# Wormy Chestnut



## Hughes34 (Aug 24, 2013)

Is wormy chestnut worth anything? We bought a house and it full of it and we would like to sale it all.


----------



## jdmaher (May 4, 2011)

Chestnut MAY be valuable.

What do you mean "house … full of it"? You found lumber stacked up in the dining room?

Pictures?


----------



## Woodmaster1 (Apr 26, 2011)

It goes for $5.00 - $10.00 per board foot depending on location and quality.


----------



## Rick Dennington (Aug 27, 2009)

If you do woodworking, why would you want to get rid of such a beautiful wood….? Chestnut is not cheap, and would make beautiful furniture pieces…......If you don't woodwork, then yes, it goes for a pretty decent price…....


----------



## TCCcabinetmaker (Dec 14, 2011)

The american chestnut is just about extinct. SO, that said, it's hard to come by, and due to the blite that wiped them out, Tenessee has special lumber handling laws…

That said, you may want to call it pecky instead of wormy, more people will recognize what you are talking about.
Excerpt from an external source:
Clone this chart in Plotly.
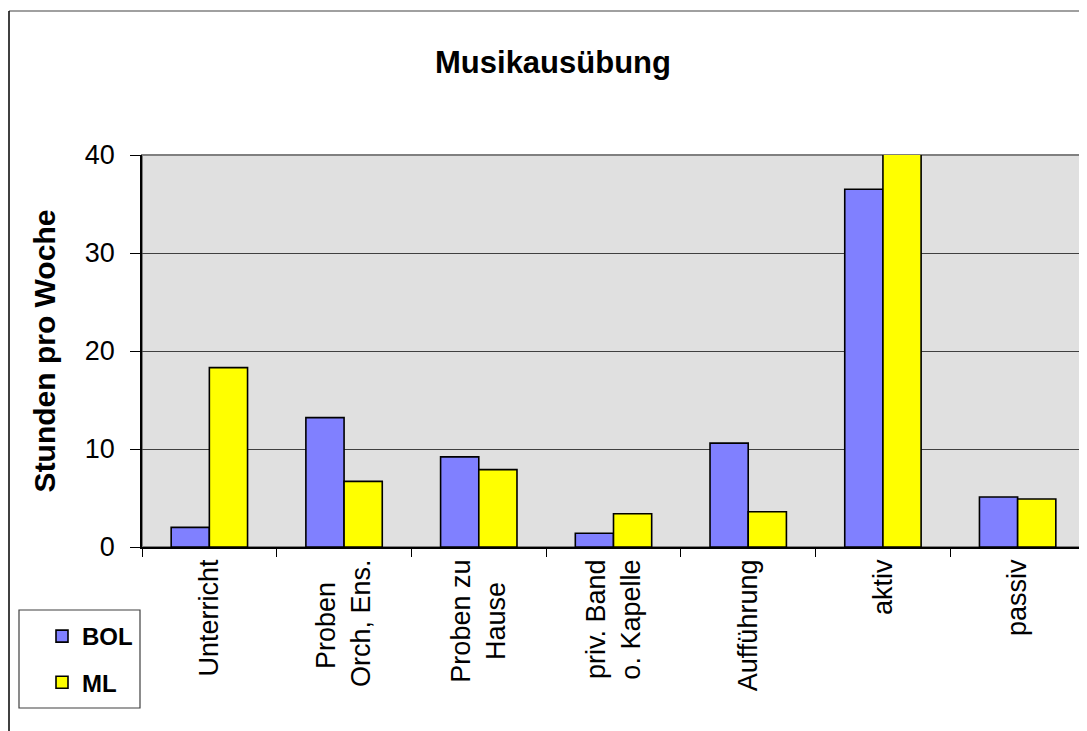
import plotly.graph_objects as go

categories = ["Unterricht", "Proben<br>Orch, Ens.", "Proben zu<br>Hause",
              "priv. Band<br>o. Kapelle", "Aufführung", "aktiv", "passiv"]
bol_values = [2.0, 13.2, 9.2, 1.4, 10.6, 36.5, 5.1]
ml_values = [18.3, 6.7, 7.9, 3.4, 3.6, 40.2, 4.9]
y_ticks = [0, 10, 20, 30, 40]

FONT = "Arial, Liberation Sans, sans-serif"

# The page body has an 8px margin; lay out in page coordinates.
OFF = 8
W, H = 1087 - OFF, 731 - OFF
ML_, MR, MT, MB = 142 - OFF, 2, 155 - OFF, 184
PW, PH = W - ML_ - MR, H - MT - MB


def px(x):
    """page x -> paper x"""
    return (x - OFF - ML_) / PW


def py(y):
    """page y -> paper y"""
    return (H - MB - (y - OFF)) / PH


# centre the shorter line of two-line rotated labels (labels anchor at their end)
line_pad = {"Proben": 3, "Hause": 3}


def centred(label):
    lines = label.split("<br>")
    return "<br>".join(l + "\u00a0" * line_pad.get(l, 0) for l in lines)


tick_text = [centred(c) for c in categories]

fig = go.Figure()
fig.add_trace(go.Bar(name="<b>BOL</b>", x=categories, y=bol_values, legendgroup="a",
                     marker=dict(color="#8080FF", line=dict(color="#000000", width=1.6)),
                     cliponaxis=False))
fig.add_trace(go.Bar(name="<b>ML</b>", x=categories, y=ml_values, legendgroup="b",
                     marker=dict(color="#FFFF00", line=dict(color="#000000", width=1.6)),
                     cliponaxis=False))

shapes = [
    dict(type="rect", xref="paper", yref="paper", x0=0, x1=1, y0=0, y1=1,
         line=dict(color="#808080", width=2), layer="below"),
    dict(type="line", xref="paper", yref="paper", x0=px(9), x1=px(1095), y0=py(11), y1=py(11),
         line=dict(color="#808080", width=1.5)),
    dict(type="line", xref="paper", yref="paper", x0=px(9), x1=px(9), y0=py(11), y1=py(740),
         line=dict(color="#000000", width=1.5)),
    dict(type="rect", xref="paper", yref="paper", x0=px(19), x1=px(140), y0=py(708), y1=py(610),
         line=dict(color="#404040", width=1.2), fillcolor="rgba(0,0,0,0)"),
]

fig.update_layout(
    width=W, height=H,
    margin=dict(l=ML_, r=MR, t=MT, b=MB, pad=0),
    paper_bgcolor="#FFFFFF",
    plot_bgcolor="#E0E0E0",
    barmode="group",
    bargap=0.433,
    bargroupgap=0,
    font=dict(family=FONT, color="#000000"),
    title=dict(text="<b>Musikausübung</b>", x=(553 - OFF) / W, xanchor="center",
               y=1 - (62 - OFF) / H, yanchor="middle", yref="container",
               font=dict(family=FONT, size=31, color="#000000")),
    xaxis=dict(
        tickangle=-90,
        tickmode="array", tickvals=categories, ticktext=tick_text,
        tickfont=dict(family=FONT, size=27, color="#000000"),
        showline=True, linecolor="#000000", linewidth=1.5,
        ticks="outside", ticklen=8, tickcolor="#000000", tickwidth=1,
        tickson="boundaries",
        showgrid=False,
    ),
    yaxis=dict(
        range=[0, 40],
        tickvals=y_ticks,
        tickfont=dict(family=FONT, size=27, color="#000000"),
        showline=True, linecolor="#000000", linewidth=1.5,
        ticks="outside", ticklen=10, tickcolor="#000000", tickwidth=1,
        ticklabelstandoff=10,
        showgrid=True, gridcolor="#404040", gridwidth=1,
        zeroline=False,
        title=dict(text="<b>Stunden pro Woche</b>", standoff=20,
                   font=dict(family=FONT, size=30, color="#000000")),
    ),
    legend=dict(
        x=px(42), xanchor="left", y=py(614), yanchor="top",
        bgcolor="rgba(0,0,0,0)", borderwidth=0,
        font=dict(family=FONT, size=24, color="#000000"),
        traceorder="grouped", tracegroupgap=12,
        itemclick=False,
    ),
    showlegend=True,
    shapes=shapes,
)

fig.write_html("out.html")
And a picture would be advised when asking how much things are worth.


----------



## GenerationWW (Mar 29, 2012)

Any American Chestnut goes for a pretty penny. Is it down on the floor? IF so I would refinish it, depending on the thickness for sanding and decorate your space around it. I know of a lot of people who would love to have that in their homes.


----------



## Hughes34 (Aug 24, 2013)

The house was built out of it.


----------



## coachmancuso (Feb 10, 2013)

So how are you going to sell it remove boards from the house for remodeling purposes. Where are you located?


----------



## Hughes34 (Aug 24, 2013)

We are going to take the house down and rebuild. I'm in NC.


----------



## WDHLT15 (Aug 15, 2011)

It is valuable, for sure.


----------